(What you will do)
Print only the lines from the top of the data through the line with "ax.bar(x, values, width=0.49, color=bar_color, zorder=3)", both included, skipping every picture.

-- Records supplied start --

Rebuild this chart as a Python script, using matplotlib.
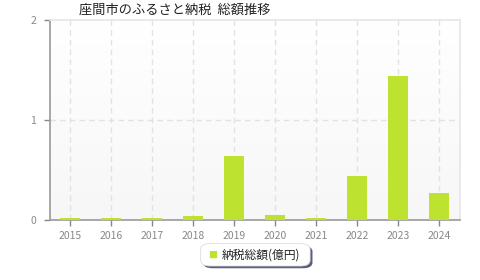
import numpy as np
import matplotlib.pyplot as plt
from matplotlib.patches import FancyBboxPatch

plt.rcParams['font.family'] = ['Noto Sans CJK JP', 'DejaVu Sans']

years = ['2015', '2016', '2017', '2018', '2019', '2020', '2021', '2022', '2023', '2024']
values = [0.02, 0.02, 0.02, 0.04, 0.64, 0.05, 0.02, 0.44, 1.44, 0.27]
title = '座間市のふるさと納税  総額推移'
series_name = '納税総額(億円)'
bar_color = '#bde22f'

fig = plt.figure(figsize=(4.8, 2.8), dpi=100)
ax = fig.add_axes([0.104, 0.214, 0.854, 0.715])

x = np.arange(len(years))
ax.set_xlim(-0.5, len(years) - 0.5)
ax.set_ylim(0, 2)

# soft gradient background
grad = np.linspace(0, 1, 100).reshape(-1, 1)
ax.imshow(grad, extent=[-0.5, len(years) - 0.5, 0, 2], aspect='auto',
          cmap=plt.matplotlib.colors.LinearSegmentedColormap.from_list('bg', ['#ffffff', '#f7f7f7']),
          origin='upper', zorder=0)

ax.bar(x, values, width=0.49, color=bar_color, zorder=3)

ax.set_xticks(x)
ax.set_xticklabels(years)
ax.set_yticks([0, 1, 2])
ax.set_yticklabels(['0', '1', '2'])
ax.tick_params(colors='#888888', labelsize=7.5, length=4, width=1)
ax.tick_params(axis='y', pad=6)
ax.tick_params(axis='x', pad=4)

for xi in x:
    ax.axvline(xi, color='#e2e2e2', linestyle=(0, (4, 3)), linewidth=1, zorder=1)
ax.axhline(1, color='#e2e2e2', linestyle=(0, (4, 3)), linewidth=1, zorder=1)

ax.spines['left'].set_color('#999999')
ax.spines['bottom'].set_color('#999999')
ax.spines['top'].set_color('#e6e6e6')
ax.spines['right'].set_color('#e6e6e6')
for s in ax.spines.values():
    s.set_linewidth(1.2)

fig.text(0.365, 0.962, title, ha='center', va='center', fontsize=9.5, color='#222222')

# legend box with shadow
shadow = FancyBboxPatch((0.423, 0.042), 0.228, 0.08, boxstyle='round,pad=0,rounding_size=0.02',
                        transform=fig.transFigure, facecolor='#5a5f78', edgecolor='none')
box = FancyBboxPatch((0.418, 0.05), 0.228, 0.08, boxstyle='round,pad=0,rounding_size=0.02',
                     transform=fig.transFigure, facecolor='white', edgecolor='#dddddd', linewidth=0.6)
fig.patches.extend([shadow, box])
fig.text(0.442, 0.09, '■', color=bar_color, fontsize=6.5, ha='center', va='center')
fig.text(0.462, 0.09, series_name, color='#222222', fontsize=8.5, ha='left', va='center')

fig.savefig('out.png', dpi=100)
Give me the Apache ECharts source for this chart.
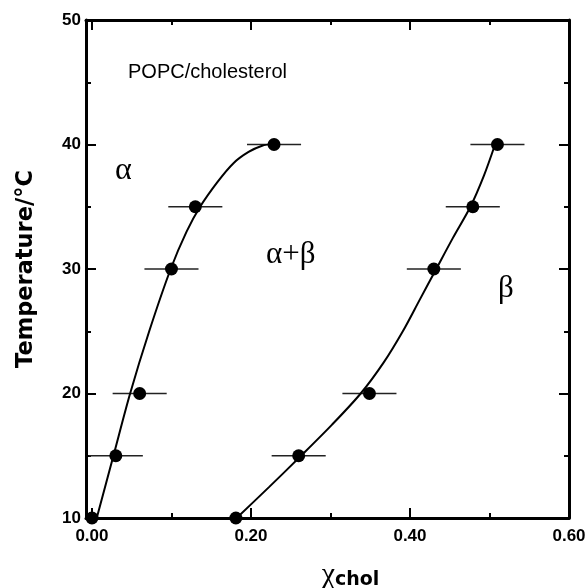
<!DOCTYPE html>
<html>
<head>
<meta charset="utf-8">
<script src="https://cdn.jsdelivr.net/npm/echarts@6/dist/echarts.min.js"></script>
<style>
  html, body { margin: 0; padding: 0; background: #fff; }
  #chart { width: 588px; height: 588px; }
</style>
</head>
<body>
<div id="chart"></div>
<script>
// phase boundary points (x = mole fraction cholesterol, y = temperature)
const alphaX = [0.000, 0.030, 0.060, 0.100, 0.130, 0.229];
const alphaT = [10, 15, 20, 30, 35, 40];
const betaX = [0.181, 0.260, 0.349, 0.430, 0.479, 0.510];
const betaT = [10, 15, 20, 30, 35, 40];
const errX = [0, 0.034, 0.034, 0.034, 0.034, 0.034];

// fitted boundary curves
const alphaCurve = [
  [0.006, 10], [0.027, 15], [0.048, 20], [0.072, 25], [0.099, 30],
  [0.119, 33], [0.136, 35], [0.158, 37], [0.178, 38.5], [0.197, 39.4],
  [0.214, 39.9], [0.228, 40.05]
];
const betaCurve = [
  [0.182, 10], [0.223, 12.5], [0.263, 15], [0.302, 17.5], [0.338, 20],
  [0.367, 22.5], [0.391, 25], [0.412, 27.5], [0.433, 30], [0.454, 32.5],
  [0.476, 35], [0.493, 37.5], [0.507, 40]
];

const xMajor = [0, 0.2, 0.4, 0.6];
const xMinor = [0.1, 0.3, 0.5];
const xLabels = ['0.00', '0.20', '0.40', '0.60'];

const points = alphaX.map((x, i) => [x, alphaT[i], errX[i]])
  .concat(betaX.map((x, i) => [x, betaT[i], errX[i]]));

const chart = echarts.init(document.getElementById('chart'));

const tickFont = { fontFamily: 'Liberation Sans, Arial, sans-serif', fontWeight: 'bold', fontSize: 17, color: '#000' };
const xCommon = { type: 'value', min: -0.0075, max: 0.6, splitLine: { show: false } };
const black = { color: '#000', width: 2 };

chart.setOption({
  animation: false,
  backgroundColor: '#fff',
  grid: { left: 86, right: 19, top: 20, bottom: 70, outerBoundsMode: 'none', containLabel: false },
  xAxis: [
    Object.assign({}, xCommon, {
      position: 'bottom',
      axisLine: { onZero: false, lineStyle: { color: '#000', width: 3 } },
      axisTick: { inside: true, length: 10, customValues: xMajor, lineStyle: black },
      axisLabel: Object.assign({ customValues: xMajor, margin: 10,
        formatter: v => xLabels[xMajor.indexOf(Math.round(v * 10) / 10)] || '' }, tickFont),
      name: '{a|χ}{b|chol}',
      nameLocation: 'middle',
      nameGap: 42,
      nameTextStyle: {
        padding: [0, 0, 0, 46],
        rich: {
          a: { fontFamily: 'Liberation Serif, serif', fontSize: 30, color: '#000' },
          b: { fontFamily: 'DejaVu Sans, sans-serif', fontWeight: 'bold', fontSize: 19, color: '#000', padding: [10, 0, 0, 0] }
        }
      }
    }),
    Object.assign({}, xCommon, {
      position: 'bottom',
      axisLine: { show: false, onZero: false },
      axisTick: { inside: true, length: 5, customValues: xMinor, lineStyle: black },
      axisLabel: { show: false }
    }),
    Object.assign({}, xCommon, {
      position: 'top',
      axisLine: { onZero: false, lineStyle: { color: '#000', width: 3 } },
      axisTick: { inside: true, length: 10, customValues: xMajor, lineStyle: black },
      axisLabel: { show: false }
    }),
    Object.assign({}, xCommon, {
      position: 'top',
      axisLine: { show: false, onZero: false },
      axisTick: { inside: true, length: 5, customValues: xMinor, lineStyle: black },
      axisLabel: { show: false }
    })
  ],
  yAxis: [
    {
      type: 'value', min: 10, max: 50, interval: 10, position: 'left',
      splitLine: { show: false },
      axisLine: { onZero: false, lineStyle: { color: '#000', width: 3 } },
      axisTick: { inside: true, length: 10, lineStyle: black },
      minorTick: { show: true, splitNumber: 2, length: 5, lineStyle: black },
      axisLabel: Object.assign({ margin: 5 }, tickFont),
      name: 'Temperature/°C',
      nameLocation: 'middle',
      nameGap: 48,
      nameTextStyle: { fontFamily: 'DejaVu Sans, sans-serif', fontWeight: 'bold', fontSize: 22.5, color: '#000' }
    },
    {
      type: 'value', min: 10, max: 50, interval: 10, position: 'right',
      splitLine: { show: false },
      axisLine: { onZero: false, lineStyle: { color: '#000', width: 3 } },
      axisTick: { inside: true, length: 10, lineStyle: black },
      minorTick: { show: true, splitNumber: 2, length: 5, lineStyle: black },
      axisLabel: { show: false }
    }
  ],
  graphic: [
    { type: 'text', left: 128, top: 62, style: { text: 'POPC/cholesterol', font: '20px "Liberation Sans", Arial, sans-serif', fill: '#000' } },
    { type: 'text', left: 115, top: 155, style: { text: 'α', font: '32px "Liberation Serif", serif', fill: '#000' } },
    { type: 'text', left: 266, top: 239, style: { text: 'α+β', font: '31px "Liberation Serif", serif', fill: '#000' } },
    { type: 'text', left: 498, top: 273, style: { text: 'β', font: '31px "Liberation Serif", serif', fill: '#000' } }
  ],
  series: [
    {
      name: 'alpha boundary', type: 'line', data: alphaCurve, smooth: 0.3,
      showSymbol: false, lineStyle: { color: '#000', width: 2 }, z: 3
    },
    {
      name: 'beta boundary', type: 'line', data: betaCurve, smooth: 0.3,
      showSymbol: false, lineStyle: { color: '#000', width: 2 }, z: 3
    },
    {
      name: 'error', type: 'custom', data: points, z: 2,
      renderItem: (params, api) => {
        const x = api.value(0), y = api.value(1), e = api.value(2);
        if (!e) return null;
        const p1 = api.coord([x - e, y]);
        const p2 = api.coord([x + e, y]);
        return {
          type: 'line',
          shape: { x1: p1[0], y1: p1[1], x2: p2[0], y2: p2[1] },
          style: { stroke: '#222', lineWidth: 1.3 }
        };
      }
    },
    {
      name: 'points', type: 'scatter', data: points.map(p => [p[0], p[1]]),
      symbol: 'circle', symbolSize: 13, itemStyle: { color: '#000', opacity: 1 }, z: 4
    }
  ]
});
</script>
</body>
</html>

-- Records supplied end --

(Result of the task)
Rebuild this chart as a Python script, using matplotlib.
import numpy as np
import matplotlib.pyplot as plt
from matplotlib.patches import FancyBboxPatch

plt.rcParams['font.family'] = ['Noto Sans CJK JP', 'DejaVu Sans']

years = ['2015', '2016', '2017', '2018', '2019', '2020', '2021', '2022', '2023', '2024']
values = [0.02, 0.02, 0.02, 0.04, 0.64, 0.05, 0.02, 0.44, 1.44, 0.27]
title = '座間市のふるさと納税  総額推移'
series_name = '納税総額(億円)'
bar_color = '#bde22f'

fig = plt.figure(figsize=(4.8, 2.8), dpi=100)
ax = fig.add_axes([0.104, 0.214, 0.854, 0.715])

x = np.arange(len(years))
ax.set_xlim(-0.5, len(years) - 0.5)
ax.set_ylim(0, 2)

# soft gradient background
grad = np.linspace(0, 1, 100).reshape(-1, 1)
ax.imshow(grad, extent=[-0.5, len(years) - 0.5, 0, 2], aspect='auto',
          cmap=plt.matplotlib.colors.LinearSegmentedColormap.from_list('bg', ['#ffffff', '#f7f7f7']),
          origin='upper', zorder=0)

ax.bar(x, values, width=0.49, color=bar_color, zorder=3)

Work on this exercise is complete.